Composer Riichiro Manabe, on the other hand, got to compose a scant two years later on Godzilla vs. Megalon, and damned if I know why. By all accounts, Manabe's themes for other films have been great, but his Godzilla scores are astoundingly terrible. When scoring Godzilla, Manabe has two settings: experimental jazz tracks that ought to be accompanying a plot-halting night club scene in a Jesus Franco film and high school marching band fight song. Godzilla should have a theme that imparts power, majesty, or power--not that he has a cadre of cheerleaders just offscreen.
That said, Manabe did give us the film's delightful theme song, "Kaizen" or "Give Back the Sun"--which was translated to "Save The Earth" for the film's initial American release. So catchy tunes are definitely among his strengths.
Asfor Teruyoshi Nakano, he learned well from his former boss, Eiji Tsubaraya--except for one major weakness that would become even more apparent in the film following this one, Godzilla vs. Gigan. Namely, Nakano has issues with scale and perspective, as pertains to scenes that require a small model to interact with a larger model--when the former model is supposed to appear larger. In Godzilla vs.

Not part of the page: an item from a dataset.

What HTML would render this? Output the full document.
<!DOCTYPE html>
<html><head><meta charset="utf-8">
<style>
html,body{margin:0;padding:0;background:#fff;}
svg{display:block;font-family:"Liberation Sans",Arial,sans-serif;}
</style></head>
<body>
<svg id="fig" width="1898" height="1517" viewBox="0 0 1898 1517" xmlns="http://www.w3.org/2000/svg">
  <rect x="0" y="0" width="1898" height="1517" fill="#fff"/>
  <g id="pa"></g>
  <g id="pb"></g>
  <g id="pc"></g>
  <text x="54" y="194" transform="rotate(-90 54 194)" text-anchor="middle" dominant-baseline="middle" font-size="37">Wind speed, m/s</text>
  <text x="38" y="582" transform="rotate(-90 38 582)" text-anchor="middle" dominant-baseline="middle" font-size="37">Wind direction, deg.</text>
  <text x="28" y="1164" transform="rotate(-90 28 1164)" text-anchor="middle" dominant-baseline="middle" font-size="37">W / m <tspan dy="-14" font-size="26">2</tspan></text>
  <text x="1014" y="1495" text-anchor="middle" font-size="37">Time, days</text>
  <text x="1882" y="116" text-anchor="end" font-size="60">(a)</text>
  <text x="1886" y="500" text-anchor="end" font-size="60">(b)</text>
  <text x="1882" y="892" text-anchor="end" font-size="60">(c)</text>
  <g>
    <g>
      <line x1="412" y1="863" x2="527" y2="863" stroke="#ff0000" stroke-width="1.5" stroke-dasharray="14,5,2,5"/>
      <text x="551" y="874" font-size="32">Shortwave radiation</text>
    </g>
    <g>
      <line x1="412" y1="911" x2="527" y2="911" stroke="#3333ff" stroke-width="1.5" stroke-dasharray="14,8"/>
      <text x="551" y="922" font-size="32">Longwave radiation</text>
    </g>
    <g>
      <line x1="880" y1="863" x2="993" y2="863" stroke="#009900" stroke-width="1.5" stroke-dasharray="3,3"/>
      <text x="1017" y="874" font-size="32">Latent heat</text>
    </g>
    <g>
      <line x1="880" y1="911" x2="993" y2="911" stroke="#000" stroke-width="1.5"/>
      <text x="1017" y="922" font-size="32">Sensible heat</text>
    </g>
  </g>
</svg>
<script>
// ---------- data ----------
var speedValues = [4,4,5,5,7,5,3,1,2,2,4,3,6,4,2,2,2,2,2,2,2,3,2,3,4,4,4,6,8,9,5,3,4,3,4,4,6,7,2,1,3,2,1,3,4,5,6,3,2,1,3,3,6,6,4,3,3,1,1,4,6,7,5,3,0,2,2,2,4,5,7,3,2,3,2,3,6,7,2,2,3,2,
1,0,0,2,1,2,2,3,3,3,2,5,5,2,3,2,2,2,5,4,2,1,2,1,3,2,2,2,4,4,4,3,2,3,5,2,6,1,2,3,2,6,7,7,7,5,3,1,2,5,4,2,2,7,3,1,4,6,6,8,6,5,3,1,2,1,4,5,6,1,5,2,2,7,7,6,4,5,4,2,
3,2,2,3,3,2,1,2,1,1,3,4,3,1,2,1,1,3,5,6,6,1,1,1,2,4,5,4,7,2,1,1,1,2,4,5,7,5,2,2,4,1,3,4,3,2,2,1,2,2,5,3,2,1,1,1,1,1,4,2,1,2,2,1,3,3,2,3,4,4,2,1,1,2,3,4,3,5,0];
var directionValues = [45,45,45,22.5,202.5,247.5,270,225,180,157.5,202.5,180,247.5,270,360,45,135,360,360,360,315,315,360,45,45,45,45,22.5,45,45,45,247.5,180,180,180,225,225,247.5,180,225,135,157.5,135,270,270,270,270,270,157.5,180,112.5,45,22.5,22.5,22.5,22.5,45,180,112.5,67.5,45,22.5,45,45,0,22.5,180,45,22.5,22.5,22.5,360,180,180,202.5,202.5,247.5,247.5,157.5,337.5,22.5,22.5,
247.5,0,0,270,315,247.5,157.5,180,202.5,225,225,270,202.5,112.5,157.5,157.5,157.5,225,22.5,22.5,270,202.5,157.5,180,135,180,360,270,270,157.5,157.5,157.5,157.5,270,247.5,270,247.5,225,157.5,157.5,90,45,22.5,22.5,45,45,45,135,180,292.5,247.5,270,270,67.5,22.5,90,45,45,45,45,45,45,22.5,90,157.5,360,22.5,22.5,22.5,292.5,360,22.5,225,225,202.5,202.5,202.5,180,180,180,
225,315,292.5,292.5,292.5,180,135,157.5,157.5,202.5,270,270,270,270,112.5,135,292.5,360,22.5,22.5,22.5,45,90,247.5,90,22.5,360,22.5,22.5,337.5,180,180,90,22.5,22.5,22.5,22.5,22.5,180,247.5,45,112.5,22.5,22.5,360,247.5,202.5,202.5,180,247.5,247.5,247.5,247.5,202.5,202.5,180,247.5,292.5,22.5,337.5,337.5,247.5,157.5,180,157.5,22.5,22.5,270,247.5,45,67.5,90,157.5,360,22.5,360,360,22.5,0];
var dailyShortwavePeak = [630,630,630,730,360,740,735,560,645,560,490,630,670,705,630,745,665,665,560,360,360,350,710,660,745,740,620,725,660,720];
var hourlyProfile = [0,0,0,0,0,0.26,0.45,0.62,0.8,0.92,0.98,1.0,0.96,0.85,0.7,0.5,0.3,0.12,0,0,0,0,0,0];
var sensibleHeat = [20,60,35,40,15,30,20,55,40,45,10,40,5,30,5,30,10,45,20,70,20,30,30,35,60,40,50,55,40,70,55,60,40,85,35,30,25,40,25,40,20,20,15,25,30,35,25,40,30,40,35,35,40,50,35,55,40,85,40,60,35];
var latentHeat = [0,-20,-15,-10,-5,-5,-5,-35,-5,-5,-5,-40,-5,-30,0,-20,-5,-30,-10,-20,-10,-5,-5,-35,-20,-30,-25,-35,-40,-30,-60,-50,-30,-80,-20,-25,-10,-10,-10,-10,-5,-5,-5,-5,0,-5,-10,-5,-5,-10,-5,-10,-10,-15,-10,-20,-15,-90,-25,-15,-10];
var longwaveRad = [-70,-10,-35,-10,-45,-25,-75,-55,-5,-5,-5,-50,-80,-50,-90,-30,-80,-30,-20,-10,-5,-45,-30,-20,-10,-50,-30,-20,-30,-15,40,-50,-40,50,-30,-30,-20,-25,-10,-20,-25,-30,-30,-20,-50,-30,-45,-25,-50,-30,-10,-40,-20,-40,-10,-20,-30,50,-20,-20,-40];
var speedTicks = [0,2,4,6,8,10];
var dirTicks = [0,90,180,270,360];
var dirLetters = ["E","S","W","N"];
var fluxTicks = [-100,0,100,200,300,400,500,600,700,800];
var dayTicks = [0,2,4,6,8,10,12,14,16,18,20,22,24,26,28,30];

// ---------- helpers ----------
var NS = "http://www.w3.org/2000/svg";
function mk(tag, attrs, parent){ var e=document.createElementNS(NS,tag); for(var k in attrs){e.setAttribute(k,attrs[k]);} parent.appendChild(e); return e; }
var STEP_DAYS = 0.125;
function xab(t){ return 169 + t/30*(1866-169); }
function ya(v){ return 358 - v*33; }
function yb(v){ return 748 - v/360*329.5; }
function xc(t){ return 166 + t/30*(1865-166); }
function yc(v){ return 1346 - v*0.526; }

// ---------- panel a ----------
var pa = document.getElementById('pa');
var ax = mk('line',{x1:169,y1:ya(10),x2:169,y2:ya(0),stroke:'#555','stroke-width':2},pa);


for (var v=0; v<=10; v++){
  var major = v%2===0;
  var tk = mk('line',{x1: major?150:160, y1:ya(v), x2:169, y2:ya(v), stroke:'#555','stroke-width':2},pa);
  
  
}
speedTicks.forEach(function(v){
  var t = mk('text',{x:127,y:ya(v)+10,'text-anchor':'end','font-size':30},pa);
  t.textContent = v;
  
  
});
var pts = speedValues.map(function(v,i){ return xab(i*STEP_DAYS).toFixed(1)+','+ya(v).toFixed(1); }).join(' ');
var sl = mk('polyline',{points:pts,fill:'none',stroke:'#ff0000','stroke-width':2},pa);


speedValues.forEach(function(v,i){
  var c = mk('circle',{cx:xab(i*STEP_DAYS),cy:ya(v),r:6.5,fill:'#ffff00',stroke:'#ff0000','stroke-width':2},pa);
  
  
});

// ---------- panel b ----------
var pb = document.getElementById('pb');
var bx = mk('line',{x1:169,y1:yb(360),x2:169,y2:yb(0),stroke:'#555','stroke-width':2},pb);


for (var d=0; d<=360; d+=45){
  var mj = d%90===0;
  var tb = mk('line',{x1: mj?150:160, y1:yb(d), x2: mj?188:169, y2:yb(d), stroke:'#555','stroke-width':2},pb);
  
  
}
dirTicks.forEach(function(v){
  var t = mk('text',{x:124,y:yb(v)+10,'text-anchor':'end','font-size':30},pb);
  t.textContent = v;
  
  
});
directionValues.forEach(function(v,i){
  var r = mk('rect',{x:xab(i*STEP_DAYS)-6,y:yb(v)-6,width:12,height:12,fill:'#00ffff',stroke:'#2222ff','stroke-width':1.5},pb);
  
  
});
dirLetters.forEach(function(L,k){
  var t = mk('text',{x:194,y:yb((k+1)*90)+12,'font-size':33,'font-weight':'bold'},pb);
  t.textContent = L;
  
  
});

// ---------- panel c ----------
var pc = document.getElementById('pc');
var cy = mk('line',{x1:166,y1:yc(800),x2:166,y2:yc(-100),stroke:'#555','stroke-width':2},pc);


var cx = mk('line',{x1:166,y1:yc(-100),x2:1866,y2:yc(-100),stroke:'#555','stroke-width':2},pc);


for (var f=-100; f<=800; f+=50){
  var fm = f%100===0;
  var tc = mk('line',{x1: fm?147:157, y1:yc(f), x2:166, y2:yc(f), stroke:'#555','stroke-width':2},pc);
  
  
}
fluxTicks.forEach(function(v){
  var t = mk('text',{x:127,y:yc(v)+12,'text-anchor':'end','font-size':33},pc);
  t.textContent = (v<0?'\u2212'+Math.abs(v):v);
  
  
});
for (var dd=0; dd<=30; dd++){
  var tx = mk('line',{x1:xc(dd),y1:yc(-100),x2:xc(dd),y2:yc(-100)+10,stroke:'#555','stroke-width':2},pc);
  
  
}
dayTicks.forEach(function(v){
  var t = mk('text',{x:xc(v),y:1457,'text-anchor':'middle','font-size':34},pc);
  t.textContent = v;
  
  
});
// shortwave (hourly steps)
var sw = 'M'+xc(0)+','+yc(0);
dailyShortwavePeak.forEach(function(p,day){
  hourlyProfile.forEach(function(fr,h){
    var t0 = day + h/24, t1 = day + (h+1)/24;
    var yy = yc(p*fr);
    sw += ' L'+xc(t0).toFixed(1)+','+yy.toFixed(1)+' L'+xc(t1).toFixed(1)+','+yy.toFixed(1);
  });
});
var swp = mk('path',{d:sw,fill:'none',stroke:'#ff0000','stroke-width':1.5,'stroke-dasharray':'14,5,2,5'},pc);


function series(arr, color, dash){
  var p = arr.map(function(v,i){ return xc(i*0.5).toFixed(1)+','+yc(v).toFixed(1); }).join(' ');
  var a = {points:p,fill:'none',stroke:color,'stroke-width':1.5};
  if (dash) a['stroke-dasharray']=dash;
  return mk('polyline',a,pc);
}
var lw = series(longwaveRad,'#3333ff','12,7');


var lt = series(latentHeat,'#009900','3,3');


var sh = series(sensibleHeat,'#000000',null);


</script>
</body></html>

Gigan it manifests as miniature models of Gigan and King Ghidorah buzzing around the head of the Godzilla Tower, which they are both supposed to tower over. Here, the flying Godzilla model is smaller than the shrunken Hedorah it is meant to be chasing. In both cases, you have to wonder how nobody noticed, or if they simply didn't care.
All in all, I find that I grow fonder of this film every time I watch it--and I started off pretty damn fond of it. It's a grim, dark film with a message that still understands that at the end of the day, films are meant to entertain. If you can just accept that it's absurd as Hell, then you will probably enjoy it.
When choosing a "dark" Godzilla film, I'll take it over Godzilla, Mothra, and King Ghidorah: Giant Monsters All-Out Attack any day of the week.